THE SONIC BOOMER
The grandkids have started summer camp, and they are over the moon.
There’s Lego camp and sports camp for five-year-old Skippy, and Nemo camp and water play for three-year-old Tess.
Now, Skippy attended a bunch of camps last year — guitar camp (too hard!) and zoo camp (too hot!), but Tess was stuck in day care because she was only two. Worse, she had to accompany Skippy to all his camps, where he was dropped off, and she had to sit in the car for yet another long ride to yet another long, boring day at day care.
But now, because she is finally three, she gets to attend camp at the same place as Skippy.
Before this could happen, however, the kids’ mom had to have a long talk with them about being good siblings. Tess was not to embarrass her older brother in any way (“I won’t! What’s ‘embears’?”) and Skippy was to be there at the drop of a hat if Tess needed him to protect, guide and comfort her. (“I wiiiiiill,” spoken like someone who’s heard it all before… but he hasn’t).
So Monday comes and their mother walks them to the check-in where a perky teenager crosses off their names and calls for another teenager to escort them to their respective camps.
“’Bye, kids!” mom yells after them.
“Oh, yeah.

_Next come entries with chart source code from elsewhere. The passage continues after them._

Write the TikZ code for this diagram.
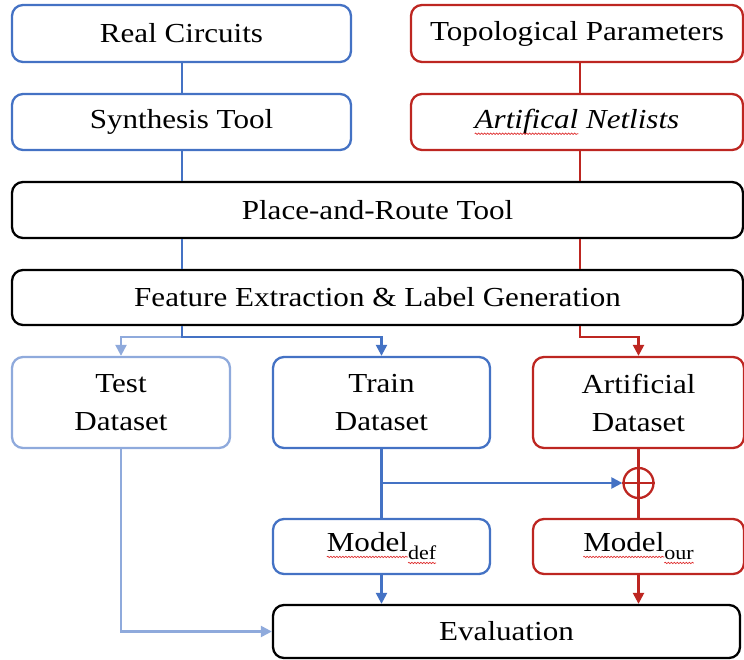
\documentclass[tikz,border=0pt]{standalone}
\usepackage{fontspec}
\setmainfont{Liberation Serif}[FakeStretch=1.13]
\usetikzlibrary{arrows.meta,shapes.geometric,decorations.pathmorphing}

\definecolor{cblue}{RGB}{68,114,196}
\definecolor{clight}{RGB}{143,170,220}
\definecolor{cred}{RGB}{189,38,33}
\definecolor{cwave}{RGB}{222,45,45}

\newcommand\bigfont{\fontsize{27.5}{38}\selectfont}
\newcommand\subfont{\fontsize{19.5}{22}\selectfont}
% wavy red underline (spell-check style) under a word
\newcommand\squig[2][5pt]{\tikz[baseline=(sq.base)]{%
  \node[shape=rectangle,draw=none,fill=none,inner sep=0pt,outer sep=0pt,
        minimum width=0pt,minimum height=0pt,sharp corners,anchor=center,
        font=,text=black] (sq) {#2};%
  \draw[overlay,draw=cwave,line width=0.7pt,sharp corners,decorate,
        decoration={snake,amplitude=0.7pt,segment length=3pt}]
    ([yshift=-#1]sq.base west) -- ([yshift=-#1]sq.base east);}}
\newcommand\sub[1]{\raisebox{-8pt}{\subfont #1}}

\begin{document}
\begin{tikzpicture}[x=1pt,y=-1pt,
  box/.style={draw, rounded corners=11pt, line width=2.3pt, inner sep=0pt,
              align=center, font=\bigfont, text=black},
  bluebox/.style={box, draw=cblue},
  lightbox/.style={box, draw=clight},
  redbox/.style={box, draw=cred},
  blackbox/.style={box, draw=black},
  link/.style={line width=2.3pt},
  arr/.style={link, -{Triangle[length=11pt,width=11pt]}}]

\useasboundingbox (0,0) rectangle (744,660);

% upper boxes
\node[bluebox, minimum width=339pt, minimum height=57pt] (real)  at (181.5,33.5) {Real Circuits};
\node[bluebox, minimum width=339pt, minimum height=56pt] (synth) at (181.5,122)  {Synthesis Tool};
\node[redbox,  minimum width=332pt, minimum height=57pt] (topo)  at (577,33.5)   {Topological Parameters};
\node[redbox,  minimum width=332pt, minimum height=56pt] (netl)  at (577,122)    {\itshape\squig{Artifical} Netlists};

% shared flow
\node[blackbox, minimum width=731pt, minimum height=56pt] (par)  at (377.5,210)   {Place-and-Route Tool};
\node[blackbox, minimum width=731pt, minimum height=55pt] (feat) at (377.5,297.5) {Feature Extraction \& Label Generation};

% datasets
\node[lightbox, minimum width=218pt, minimum height=91pt] (test)  at (121,402.5)   {Test\\Dataset};
\node[bluebox,  minimum width=217pt, minimum height=91pt] (train) at (381.5,402.5) {Train\\Dataset};
\node[redbox,   minimum width=211pt, minimum height=91pt] (art)   at (638.5,402.5) {Artificial\\Dataset};

% merge point
\node[draw=cred, line width=2.3pt, circle, minimum size=30pt,
      inner sep=0pt] (plus) at (638.5,483) {};

% models and evaluation
\node[bluebox,  minimum width=217pt, minimum height=55pt] (mdef) at (381.5,546.5) {\squig{Model}\sub{\squig[3pt]{def}}};
\node[redbox,   minimum width=211pt, minimum height=55pt] (mour) at (638.5,546.5) {\squig{Model}\sub{\squig[3pt]{our}}};
\node[blackbox, minimum width=467pt, minimum height=53pt] (eval) at (506.5,631.5) {Evaluation};

% connectors
\coordinate (bx) at (182,0);
\coordinate (rx) at (580,0);
\coordinate (split) at (0,337);

\draw[link,cblue] (real.south -| bx) -- (synth.north -| bx);
\draw[link,cblue] (synth.south -| bx) -- (par.north -| bx);
\draw[link,cblue] (par.south -| bx) -- (feat.north -| bx);
\draw[link,cred] (topo.south -| rx) -- (netl.north -| rx);
\draw[link,cred] (netl.south -| rx) -- (par.north -| rx);
\draw[link,cred] (par.south -| rx) -- (feat.north -| rx);

\draw[arr,clight] (split -| bx) -| (test.north);
\draw[arr,cblue] (feat.south -| bx) -- (split -| bx) -| (train.north);
\draw[arr,cred] (feat.south -| rx) -- (split -| rx) -| (art.north);

\draw[link,cblue] (train.south) -- (mdef.north);
\draw[arr,cblue] (train.south |- plus) -- (plus.west);
\draw[link,cred] (art.south) -- (plus.north);
\draw[link,cred] (plus.south) -- (mour.north);
\draw[link,cred] (plus.north) -- (plus.south) (plus.west) -- (plus.east);

\draw[arr,cblue] (mdef.south) -- (mdef.south |- eval.north);
\draw[arr,cred] (mour.south) -- (mour.south |- eval.north);
\draw[arr,clight] (test.south) |- (eval.west);
\end{tikzpicture}
\end{document}
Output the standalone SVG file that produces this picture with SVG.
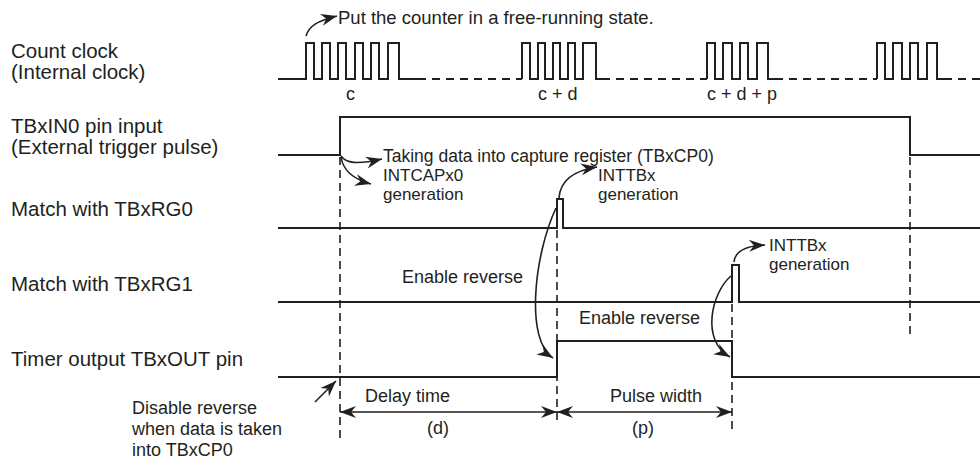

Bye!”
“Have fun!”
“We wiiiiiill.”
By Tuesday, the kids were all grown up.
“Don’t walk us in,” Skippy ordered. “I’m like a teenager.”
“You are not a teenager,” mom replied.
“I’m like a teenager!” (Evidently teenagers are never so revered as when they work at summer camp.)
Tess, whose camp wisely included naptime along with water play, struggled through the door carrying her backpack, water bottle, towel, pillow, a blanket for above, a blanket for below and her favorite stuffed animal.
“Skippy!” chided his mother (from just outside the doorway). “Help her!”
“I wiiiiiill.” (Maybe he is a teenager!)
So Skippy grabbed one corner of one blanket and they trundled down the hallway — Hansel and Gretel meet the Princess and the Pea. (“That pile of bedding was as tall as they were,” their mother told me later.)
Of course, when they got within sight of the teenagers, Skippy dropped his corner and ran ahead into the gym. He knows where to go for sports camp.
And little Tess, so little she still needs naptime, continued slogging down the long, long hallway alone — water bottle clunking against her legs, stuffed animal weighing down her arm, blankets dragging on the floor. But she made it.
She made it because she is finally three and gets to go to camp and is merely a smaller version of the woman in the Rosie the Riveter ad: “We Can Do It!”
It has to start somewhere, and camp is as good a place as any. As for Skippy, he’d better watch his back!